During my first six months, when I was feeling this pressure most, I decided to focus on all the invisible baggage I had picked up over the years. Things that I just knew didn’t work, or things that I automatically assumed were the way things had to be. This was my opportunity to create new habits and challenge the way I worked. Who was going to tell me it was out of character? These people didn’t know me – I was free to experiment to my heart’s content.

So I chose to funnel all my work interactions through email, Twitter or mobile; I took my landline off the business directory and adjusted my email signature. I gave my personal mobile number to my team and senior colleagues and told them that in an emergency, this was the best way to contact me – not the work Blackberry. I stopped obsessing over the flashing red on the Blackberry and feeling I had to respond to every single email in record time, even on a weekend. I held myself back from creating briefing documents and overarching strategy presentations (unless I really needed to) and instead focussed on delivering mini-projects every week that tested my theories. I refused to fall into the newbie’s trap of attending every meeting that might affect me and instead focused on creating a network of contacts who were more likely to give me a heads up on relevant issues. I experimented with collaborative working tools like Trello and become much more open to sharing information across teams using Google docs – yes I’m a bit of a control-freak but I’m working on that too.
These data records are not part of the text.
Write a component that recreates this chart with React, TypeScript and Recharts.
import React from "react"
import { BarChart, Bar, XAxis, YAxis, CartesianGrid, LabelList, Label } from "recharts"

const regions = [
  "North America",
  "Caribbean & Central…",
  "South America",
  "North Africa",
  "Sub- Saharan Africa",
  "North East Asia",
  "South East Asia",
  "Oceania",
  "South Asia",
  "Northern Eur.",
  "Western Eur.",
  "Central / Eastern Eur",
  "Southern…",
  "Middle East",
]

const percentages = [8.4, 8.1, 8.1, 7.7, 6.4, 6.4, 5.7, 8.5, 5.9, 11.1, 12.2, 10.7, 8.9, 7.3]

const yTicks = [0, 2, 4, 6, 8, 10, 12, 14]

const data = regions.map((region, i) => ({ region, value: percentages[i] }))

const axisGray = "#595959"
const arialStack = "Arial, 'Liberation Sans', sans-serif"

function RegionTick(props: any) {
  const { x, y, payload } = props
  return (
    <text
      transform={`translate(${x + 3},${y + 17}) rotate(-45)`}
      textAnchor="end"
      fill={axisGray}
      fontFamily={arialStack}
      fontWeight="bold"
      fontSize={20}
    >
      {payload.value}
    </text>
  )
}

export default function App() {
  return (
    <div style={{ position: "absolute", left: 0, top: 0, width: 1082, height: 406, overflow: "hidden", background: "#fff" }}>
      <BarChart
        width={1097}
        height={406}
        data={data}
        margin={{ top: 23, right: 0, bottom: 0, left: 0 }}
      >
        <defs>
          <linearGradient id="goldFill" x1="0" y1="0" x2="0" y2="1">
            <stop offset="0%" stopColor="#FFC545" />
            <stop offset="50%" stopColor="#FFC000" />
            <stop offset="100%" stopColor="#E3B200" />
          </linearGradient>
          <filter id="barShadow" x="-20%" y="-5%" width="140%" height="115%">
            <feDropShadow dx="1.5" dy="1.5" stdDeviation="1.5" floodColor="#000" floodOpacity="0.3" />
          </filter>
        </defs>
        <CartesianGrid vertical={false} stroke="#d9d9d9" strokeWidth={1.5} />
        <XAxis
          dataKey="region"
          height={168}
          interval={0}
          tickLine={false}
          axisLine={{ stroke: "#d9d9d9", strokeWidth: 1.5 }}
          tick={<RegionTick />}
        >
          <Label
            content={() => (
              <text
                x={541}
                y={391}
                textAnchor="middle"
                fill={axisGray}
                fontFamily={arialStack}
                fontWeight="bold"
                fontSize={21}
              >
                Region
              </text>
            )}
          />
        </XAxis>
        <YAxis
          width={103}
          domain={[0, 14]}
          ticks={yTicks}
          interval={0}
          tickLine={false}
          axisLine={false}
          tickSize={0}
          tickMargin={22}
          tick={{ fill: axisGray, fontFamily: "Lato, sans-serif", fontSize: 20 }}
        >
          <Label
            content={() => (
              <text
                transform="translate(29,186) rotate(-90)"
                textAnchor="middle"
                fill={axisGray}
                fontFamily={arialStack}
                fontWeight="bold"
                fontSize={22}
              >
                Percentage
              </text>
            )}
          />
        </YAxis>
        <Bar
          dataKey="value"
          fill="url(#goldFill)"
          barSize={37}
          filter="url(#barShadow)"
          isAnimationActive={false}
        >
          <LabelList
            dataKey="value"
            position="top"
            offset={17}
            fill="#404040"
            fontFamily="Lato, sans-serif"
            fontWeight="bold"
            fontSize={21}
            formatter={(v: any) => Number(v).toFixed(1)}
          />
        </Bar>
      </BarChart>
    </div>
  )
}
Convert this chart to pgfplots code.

I’m no way finished yet. I’m still trying to remove those blocks in my thinking and working practices that are so hard to see when you’ve been in the same team or organisation for a while. All the change is scary and often uncomfortable but it really helps unlock all those rigid ways of thinking that we all fall victim to over time.

Whether it is a new job or a new year, ‘newness’ forces you to come at everything afresh and that feeling is worth trying to hold onto. Understanding underlying principles and your own propensity for entrenched thinking empowers you to solve new, difficult or unusual problems. Maintaining an uncomfortable level of introspection is the price we pay for that empowerment.  Thankfully, this is not just for January – if we fall off the wagon, we can get back on any time.